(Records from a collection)
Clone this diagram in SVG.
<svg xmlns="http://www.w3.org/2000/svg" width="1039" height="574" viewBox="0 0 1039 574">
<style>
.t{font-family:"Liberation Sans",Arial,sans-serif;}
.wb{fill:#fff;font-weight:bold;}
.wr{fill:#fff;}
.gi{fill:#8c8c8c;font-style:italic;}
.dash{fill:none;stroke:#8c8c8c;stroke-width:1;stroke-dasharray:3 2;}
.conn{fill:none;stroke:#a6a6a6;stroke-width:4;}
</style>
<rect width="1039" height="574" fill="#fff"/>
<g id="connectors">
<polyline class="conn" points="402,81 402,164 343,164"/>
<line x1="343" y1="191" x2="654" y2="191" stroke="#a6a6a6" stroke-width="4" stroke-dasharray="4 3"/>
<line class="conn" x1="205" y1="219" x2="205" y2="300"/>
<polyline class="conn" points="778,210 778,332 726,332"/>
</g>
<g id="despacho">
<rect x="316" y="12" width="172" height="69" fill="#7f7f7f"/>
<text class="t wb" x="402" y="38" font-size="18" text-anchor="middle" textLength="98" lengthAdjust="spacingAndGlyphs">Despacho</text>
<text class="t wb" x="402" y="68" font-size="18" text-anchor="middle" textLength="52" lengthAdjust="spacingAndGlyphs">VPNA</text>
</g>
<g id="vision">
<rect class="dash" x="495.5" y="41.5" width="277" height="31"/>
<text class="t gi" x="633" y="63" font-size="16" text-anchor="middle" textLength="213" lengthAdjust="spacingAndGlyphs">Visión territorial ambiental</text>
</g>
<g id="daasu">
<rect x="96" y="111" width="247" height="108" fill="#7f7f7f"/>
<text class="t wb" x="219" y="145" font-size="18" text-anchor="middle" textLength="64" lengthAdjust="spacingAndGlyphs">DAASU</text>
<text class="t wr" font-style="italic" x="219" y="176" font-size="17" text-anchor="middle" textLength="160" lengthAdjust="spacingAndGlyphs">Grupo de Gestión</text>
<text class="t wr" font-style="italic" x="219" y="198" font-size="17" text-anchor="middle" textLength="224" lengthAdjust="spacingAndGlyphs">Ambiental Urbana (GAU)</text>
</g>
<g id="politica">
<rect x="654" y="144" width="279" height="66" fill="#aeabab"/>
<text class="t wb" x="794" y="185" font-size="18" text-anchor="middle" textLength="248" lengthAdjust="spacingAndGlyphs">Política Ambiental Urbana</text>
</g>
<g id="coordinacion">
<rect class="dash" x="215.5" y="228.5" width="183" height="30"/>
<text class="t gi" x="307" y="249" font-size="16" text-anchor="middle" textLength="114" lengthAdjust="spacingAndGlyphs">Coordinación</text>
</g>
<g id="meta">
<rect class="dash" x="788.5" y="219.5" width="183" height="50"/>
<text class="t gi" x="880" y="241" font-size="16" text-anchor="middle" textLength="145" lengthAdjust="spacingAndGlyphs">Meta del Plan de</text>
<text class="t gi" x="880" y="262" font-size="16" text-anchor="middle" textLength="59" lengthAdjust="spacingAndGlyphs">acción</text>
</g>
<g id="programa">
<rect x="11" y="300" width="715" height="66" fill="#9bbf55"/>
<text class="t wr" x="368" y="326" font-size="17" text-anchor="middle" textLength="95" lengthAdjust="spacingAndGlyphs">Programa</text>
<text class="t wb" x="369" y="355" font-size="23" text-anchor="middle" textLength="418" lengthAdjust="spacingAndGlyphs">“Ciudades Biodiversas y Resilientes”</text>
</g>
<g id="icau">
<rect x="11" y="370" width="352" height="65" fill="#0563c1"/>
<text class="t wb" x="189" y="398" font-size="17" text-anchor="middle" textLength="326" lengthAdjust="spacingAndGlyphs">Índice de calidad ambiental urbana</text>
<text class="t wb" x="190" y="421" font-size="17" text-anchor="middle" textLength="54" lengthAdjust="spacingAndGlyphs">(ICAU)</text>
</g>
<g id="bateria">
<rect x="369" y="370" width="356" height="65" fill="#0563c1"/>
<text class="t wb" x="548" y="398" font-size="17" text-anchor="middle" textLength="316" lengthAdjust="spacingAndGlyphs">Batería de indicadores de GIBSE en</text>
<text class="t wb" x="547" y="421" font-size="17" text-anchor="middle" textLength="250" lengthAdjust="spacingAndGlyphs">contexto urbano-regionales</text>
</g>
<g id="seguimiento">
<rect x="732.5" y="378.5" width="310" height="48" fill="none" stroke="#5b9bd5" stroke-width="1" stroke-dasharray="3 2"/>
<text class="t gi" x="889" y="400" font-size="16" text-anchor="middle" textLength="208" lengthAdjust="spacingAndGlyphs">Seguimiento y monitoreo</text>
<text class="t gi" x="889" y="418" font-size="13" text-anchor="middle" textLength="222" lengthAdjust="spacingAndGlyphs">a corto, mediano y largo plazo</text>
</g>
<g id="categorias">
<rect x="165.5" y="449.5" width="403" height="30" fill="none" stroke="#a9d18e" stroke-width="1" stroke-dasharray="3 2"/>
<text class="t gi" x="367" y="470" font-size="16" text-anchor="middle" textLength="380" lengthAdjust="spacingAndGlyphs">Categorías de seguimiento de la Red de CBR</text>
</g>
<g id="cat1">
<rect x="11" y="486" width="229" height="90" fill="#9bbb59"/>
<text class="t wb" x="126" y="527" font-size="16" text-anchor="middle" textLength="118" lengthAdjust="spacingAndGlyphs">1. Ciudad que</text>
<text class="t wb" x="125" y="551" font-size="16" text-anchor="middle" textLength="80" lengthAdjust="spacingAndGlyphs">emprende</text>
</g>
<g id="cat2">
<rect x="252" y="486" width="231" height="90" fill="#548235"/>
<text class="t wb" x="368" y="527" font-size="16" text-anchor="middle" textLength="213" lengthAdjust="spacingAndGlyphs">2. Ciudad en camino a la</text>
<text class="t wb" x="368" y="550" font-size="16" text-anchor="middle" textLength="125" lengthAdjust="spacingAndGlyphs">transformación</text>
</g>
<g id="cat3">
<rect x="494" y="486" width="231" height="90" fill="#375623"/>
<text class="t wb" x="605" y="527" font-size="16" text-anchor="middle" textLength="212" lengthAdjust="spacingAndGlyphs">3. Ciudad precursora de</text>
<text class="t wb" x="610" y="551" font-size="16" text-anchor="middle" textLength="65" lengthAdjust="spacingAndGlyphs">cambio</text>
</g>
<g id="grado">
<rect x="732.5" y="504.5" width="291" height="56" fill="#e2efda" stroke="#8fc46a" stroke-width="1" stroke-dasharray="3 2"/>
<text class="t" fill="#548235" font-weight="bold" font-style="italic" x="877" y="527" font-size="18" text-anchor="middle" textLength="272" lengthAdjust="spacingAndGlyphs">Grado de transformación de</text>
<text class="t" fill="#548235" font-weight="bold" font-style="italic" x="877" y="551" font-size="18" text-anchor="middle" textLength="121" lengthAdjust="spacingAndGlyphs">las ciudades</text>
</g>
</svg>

---

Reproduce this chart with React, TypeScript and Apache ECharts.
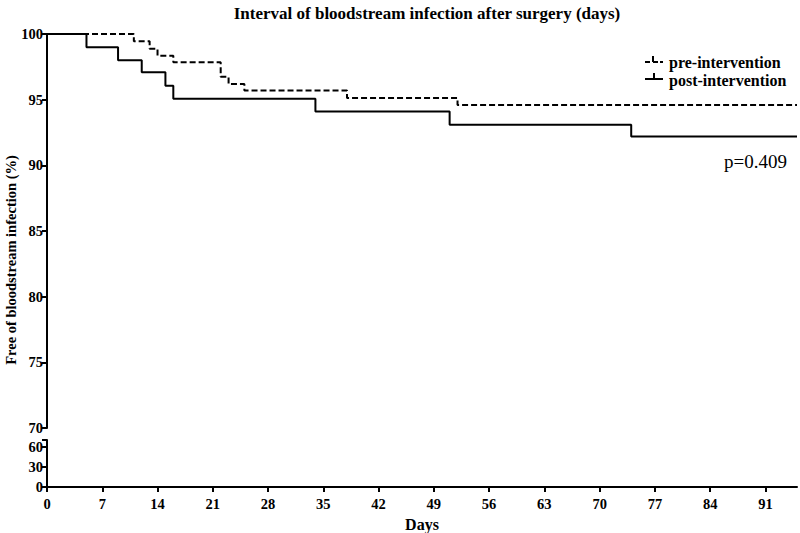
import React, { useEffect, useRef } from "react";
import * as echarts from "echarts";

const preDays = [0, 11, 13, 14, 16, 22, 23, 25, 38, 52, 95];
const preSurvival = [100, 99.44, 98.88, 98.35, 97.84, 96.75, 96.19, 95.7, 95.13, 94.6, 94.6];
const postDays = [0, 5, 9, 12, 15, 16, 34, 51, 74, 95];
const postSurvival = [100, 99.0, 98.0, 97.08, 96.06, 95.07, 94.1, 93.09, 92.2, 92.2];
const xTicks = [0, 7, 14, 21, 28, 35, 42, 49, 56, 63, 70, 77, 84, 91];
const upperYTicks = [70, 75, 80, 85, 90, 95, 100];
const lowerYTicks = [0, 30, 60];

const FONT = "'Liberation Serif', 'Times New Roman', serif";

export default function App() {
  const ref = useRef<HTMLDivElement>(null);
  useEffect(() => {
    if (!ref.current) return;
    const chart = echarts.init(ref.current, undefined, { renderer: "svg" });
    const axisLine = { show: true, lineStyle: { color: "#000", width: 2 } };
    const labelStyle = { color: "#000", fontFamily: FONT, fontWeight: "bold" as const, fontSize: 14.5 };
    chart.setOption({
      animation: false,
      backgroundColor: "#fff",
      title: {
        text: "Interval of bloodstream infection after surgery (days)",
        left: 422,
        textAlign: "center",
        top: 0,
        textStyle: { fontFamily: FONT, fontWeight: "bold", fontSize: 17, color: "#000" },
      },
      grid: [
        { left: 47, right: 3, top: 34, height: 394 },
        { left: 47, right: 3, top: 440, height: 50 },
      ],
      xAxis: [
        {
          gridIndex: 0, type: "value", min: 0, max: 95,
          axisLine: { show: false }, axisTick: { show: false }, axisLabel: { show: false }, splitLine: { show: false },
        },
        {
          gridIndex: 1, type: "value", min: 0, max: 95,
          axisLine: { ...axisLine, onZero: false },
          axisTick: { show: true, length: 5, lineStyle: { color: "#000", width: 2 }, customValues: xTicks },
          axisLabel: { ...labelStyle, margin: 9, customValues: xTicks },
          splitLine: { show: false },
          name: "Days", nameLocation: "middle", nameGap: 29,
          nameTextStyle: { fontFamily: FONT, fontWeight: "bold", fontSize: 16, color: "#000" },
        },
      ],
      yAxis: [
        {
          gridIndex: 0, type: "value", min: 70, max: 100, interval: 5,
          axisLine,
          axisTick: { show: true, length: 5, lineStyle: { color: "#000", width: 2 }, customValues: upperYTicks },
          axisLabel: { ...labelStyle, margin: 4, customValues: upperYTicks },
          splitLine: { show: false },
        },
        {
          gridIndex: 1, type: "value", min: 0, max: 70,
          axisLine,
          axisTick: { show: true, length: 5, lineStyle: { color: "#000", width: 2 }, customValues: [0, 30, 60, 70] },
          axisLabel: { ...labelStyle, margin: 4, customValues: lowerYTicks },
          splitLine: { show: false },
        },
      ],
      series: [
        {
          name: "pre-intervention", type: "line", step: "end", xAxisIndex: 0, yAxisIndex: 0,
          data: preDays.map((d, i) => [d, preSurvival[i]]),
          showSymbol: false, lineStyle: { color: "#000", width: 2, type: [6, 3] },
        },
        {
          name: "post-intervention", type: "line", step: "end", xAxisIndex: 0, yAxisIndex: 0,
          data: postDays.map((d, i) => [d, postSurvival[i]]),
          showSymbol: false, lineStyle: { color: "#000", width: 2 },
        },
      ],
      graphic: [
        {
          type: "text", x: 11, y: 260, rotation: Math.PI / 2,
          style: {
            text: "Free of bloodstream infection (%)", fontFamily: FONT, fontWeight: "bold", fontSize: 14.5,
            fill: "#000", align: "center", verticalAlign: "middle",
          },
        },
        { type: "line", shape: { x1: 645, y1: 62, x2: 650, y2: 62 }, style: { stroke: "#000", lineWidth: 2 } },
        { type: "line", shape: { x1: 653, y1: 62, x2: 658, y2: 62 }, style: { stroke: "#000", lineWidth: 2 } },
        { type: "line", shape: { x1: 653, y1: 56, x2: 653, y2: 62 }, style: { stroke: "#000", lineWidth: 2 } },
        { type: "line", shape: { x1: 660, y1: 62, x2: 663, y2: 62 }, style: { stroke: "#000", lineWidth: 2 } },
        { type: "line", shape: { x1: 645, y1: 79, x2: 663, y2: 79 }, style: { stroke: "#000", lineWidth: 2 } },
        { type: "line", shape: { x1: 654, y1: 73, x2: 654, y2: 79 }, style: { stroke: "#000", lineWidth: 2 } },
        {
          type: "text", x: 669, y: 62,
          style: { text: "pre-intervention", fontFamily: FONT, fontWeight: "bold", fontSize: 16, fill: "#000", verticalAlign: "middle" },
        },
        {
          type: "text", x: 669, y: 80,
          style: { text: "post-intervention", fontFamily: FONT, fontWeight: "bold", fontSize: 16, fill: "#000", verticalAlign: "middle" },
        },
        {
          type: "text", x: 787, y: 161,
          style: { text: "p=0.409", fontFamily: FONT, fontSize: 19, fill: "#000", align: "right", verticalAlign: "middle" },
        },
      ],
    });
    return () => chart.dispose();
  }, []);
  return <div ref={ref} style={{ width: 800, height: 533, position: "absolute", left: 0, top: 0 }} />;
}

**REQUEST**:
Begin at the line containing "Reproduce this chart", end at the line containing "Serif', 'Times New", and copy those lines word for word, both included. Skip pictures.

**FINISHED ANSWER**:
Reproduce this chart with React, TypeScript and Apache ECharts.
import React, { useEffect, useRef } from "react";
import * as echarts from "echarts";

const preDays = [0, 11, 13, 14, 16, 22, 23, 25, 38, 52, 95];
const preSurvival = [100, 99.44, 98.88, 98.35, 97.84, 96.75, 96.19, 95.7, 95.13, 94.6, 94.6];
const postDays = [0, 5, 9, 12, 15, 16, 34, 51, 74, 95];
const postSurvival = [100, 99.0, 98.0, 97.08, 96.06, 95.07, 94.1, 93.09, 92.2, 92.2];
const xTicks = [0, 7, 14, 21, 28, 35, 42, 49, 56, 63, 70, 77, 84, 91];
const upperYTicks = [70, 75, 80, 85, 90, 95, 100];
const lowerYTicks = [0, 30, 60];

const FONT = "'Liberation Serif', 'Times New Roman', serif";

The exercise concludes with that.